A customer from State A initiated an action in State B state court against a telephone company incorporated in State A and with its principal place of business in State B for a violation of State B consumer protection law. The telephone company responded by filing a notice of removal in State B federal court on March 1, 2020. The telephone company plans to raise a federal statute as a defense to the consumer protection law claim.
On June 1, 2020, the customer sought remand to State B state court. How should the court rule on the motion?
Grant it, because the customer and telephone company are both citizens of State A.
Correct. There is no diversity jurisdiction because the parties share State A citizenship. 28 U.S.C. § 1332(a), (c)(1). There is no federal question jurisdiction because the customer’s claim arises under state law, not federal law, and the claim does not necessarily depend on the resolution of a substantial federal legal issue. Grable & Sons Metal Prods., Inc. v. Darue Eng’g & Mfg., 545 U.S. 308 (2005). The assertion of a federal defense cannot be a basis for removal. Louisville & Nashville R.R. Co. v. Mottley, 211 U.S. 149 (1908). The lack of subject matter jurisdiction can be raised at any time as a basis for remand. 28 U.S.C. § 1447(c).
An employee from State A initiated an action in State A state court against its employer (a State B corporation headquartered in State B) for breach of contract, seeking $100,000 in unpaid compensation. The employer received service of the complaint on January 15, 2020.
On March 1, 2020 the employee amended the complaint to add a claim for employment discrimination under federal law. The amended complaint was served on the employer the next day, on March 2. On the March 15, 2020 the employer filed a notice of removal in State A federal court.
The employee promptly filed a motion to remand the case on March 18, 2020. How should the court rule on the motion?
Grant it, because the employer’s removal of the case was untimely.
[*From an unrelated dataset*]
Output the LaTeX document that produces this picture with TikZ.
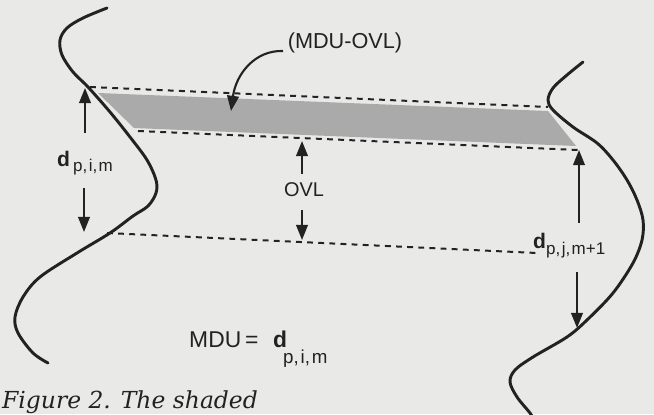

Correct. The employee’s breach of contract claim, which involved a dispute between diverse parties for more than $75,000, was removable initially based on diversity jurisdiction when it was served on January 15. More than 30 days have passed since the employer received notice of that claim. 28 U.S.C. § 1446(b). The employee can assert the defect in the employer’s March 15 removal at this time. 28 U.S.C. § 1447(c).